• **Recorded data**

──────────

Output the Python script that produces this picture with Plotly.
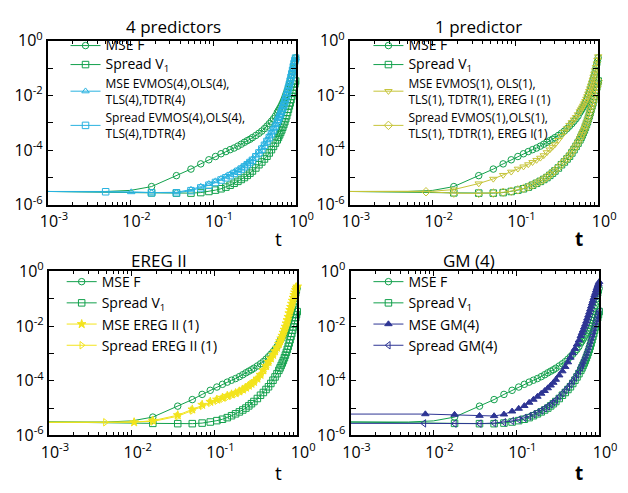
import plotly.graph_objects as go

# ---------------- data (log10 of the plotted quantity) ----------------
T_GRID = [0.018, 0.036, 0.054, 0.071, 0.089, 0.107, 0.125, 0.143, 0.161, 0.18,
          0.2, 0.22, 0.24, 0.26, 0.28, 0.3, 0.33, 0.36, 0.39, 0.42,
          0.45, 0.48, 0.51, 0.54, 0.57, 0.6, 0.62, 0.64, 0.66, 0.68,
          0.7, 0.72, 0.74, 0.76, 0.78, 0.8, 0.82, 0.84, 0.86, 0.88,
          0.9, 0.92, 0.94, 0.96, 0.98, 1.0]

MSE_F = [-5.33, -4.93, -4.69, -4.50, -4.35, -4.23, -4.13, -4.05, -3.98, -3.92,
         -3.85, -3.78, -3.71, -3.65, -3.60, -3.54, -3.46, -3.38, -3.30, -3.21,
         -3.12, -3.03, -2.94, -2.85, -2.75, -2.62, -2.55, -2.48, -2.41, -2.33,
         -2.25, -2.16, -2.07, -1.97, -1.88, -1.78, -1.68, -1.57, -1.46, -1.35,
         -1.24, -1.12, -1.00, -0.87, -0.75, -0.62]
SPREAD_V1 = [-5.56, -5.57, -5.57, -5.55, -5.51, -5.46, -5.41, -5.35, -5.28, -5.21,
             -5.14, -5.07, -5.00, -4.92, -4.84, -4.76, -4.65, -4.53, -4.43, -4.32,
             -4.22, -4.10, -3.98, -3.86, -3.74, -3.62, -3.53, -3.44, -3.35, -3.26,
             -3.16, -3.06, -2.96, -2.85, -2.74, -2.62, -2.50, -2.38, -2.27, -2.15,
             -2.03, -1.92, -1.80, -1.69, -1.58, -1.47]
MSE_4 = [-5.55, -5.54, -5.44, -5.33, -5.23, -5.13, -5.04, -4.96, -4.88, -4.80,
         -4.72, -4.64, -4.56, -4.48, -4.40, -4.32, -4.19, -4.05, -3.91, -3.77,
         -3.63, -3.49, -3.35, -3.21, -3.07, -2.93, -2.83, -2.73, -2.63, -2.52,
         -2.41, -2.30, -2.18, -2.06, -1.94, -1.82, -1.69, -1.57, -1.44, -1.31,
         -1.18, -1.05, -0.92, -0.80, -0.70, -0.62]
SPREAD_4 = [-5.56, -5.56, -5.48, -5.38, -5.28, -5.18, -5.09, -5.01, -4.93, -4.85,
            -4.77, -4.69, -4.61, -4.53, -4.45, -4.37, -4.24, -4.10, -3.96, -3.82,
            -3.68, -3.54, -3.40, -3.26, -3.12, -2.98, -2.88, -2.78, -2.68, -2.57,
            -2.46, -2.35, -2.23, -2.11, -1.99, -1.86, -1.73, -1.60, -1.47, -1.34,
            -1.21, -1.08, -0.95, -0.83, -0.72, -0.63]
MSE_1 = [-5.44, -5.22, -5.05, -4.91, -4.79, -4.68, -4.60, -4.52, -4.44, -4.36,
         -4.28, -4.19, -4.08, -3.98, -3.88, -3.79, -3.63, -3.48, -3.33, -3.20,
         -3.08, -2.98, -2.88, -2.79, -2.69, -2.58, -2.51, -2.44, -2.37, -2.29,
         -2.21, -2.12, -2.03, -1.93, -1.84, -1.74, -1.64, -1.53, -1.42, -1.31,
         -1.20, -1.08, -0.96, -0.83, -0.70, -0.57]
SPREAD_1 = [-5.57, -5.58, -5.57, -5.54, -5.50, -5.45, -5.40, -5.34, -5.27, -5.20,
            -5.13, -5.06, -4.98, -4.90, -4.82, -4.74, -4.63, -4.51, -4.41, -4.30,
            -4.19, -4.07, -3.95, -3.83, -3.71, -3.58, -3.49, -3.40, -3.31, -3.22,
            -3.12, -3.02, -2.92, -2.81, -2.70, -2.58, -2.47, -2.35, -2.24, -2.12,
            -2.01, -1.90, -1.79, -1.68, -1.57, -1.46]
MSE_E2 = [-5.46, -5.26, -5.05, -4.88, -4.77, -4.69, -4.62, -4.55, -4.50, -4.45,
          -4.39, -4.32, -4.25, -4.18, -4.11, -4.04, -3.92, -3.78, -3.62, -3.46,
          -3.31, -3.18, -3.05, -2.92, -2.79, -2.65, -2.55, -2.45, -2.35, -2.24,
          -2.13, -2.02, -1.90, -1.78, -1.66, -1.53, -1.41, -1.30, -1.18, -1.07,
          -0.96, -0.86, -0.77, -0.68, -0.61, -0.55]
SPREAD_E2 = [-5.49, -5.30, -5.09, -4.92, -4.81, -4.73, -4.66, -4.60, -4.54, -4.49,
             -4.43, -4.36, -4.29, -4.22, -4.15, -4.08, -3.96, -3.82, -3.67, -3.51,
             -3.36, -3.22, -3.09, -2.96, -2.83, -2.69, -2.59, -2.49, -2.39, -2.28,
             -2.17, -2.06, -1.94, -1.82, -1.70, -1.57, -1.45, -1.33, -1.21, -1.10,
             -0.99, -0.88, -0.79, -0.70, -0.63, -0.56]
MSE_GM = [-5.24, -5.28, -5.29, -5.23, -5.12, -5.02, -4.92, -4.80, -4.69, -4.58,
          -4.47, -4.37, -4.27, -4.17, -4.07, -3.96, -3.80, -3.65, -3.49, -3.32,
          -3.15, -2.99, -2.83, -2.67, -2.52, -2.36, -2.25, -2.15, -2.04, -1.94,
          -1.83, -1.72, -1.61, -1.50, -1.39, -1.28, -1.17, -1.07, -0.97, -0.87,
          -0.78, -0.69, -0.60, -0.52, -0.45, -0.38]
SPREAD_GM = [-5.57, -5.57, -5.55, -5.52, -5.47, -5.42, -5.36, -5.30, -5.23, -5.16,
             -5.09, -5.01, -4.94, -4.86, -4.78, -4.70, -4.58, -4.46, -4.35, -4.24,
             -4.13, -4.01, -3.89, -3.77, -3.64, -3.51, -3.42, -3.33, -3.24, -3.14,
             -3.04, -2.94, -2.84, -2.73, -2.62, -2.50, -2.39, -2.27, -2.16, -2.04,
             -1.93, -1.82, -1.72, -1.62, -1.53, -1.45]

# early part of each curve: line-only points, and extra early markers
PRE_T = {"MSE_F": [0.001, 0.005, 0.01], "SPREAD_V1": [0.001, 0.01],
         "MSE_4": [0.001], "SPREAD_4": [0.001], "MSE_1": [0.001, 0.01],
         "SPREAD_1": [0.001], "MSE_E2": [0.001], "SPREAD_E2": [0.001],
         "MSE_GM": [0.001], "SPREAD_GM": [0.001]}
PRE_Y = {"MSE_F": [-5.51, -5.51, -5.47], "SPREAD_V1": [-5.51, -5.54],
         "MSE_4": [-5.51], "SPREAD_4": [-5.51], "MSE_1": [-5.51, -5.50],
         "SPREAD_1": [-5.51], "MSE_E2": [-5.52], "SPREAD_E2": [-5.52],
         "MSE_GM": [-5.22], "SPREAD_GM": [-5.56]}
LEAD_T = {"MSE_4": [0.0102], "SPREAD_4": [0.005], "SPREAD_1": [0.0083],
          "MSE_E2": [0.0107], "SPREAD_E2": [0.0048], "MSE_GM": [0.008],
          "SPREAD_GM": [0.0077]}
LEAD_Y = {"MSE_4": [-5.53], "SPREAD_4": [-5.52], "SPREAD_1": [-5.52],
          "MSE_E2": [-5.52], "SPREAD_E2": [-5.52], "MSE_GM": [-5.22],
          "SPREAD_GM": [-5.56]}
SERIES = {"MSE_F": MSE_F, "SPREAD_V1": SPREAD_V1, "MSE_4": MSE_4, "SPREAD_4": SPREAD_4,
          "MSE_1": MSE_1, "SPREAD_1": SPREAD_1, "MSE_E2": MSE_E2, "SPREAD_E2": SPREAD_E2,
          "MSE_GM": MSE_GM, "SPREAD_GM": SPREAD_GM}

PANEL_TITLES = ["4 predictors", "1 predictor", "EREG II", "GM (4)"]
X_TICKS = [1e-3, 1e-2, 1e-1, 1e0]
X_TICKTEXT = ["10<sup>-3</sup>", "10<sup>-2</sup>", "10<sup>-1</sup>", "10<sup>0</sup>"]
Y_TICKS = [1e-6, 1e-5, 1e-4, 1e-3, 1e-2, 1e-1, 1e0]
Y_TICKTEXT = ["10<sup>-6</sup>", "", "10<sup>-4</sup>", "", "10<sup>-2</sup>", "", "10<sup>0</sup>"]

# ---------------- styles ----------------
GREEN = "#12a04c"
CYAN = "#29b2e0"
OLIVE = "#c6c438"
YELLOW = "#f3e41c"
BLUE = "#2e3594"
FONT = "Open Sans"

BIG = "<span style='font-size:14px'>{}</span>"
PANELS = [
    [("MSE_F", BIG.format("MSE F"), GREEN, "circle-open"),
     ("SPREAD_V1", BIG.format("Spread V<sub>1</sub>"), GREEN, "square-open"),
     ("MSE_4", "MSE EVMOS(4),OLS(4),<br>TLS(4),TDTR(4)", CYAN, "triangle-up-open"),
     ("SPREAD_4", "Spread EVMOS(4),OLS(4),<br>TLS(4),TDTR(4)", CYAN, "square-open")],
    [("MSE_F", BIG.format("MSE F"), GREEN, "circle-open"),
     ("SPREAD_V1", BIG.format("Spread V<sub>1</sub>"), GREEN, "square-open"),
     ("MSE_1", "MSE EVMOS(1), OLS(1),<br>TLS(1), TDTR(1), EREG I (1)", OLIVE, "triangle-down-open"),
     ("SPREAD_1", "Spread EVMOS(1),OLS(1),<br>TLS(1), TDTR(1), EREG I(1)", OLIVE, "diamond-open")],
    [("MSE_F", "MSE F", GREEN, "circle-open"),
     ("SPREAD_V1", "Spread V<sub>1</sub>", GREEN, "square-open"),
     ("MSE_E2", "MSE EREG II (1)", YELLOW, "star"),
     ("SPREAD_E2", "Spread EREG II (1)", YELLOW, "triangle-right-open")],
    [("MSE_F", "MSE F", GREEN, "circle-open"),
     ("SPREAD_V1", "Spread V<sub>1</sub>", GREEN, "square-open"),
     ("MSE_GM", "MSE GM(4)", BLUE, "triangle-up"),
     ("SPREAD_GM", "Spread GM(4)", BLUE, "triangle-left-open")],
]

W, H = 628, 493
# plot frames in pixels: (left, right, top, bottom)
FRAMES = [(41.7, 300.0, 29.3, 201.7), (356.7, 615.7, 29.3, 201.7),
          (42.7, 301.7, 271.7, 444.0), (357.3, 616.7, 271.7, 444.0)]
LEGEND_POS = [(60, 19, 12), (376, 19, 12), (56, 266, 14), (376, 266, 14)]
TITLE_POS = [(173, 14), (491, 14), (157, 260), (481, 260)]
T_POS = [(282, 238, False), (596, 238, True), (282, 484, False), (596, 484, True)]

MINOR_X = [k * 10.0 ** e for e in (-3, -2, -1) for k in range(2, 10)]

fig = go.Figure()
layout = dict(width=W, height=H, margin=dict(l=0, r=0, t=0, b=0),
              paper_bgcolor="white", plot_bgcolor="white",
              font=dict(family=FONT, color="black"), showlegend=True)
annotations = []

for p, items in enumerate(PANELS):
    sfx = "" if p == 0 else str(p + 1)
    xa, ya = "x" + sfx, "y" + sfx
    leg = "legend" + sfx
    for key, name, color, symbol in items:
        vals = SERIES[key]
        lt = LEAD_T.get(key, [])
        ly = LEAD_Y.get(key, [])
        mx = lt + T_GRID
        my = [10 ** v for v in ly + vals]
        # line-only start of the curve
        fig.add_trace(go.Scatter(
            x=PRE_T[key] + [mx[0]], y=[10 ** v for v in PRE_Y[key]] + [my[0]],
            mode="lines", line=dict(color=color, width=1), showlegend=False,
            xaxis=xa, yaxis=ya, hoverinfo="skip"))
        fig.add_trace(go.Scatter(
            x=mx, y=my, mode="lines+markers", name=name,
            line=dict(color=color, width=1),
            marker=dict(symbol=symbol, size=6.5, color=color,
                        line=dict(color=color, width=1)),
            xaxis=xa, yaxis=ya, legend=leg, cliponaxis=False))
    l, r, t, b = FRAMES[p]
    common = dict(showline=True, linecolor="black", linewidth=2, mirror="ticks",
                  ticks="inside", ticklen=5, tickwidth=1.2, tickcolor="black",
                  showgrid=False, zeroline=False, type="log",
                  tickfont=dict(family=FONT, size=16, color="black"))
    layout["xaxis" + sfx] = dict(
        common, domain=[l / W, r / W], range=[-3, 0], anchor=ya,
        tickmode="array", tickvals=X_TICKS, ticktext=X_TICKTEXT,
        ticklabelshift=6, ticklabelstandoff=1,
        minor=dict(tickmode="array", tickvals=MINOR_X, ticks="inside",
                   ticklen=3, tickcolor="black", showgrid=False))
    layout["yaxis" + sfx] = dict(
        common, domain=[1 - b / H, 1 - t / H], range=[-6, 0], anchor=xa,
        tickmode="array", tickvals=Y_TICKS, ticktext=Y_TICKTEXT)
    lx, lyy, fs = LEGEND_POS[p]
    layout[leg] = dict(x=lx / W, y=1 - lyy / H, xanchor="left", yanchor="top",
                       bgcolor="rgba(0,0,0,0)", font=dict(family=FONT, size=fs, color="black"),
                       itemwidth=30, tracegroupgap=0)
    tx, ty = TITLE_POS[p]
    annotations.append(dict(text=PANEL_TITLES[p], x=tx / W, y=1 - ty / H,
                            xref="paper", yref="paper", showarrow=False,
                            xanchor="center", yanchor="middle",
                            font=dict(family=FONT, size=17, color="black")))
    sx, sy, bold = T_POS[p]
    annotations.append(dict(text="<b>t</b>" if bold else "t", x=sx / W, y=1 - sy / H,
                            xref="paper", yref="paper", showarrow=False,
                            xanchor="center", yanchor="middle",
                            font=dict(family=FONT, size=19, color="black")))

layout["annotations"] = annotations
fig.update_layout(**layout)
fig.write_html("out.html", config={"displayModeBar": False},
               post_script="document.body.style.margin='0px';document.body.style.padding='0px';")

──────────

• **Exercise requirements**
Pictures are excluded; extract exactly the lines from the start of the data through the line that holds "import plotly.graph_objects as go", both ends included.

• **Final result**
Output the Python script that produces this picture with Plotly.
import plotly.graph_objects as go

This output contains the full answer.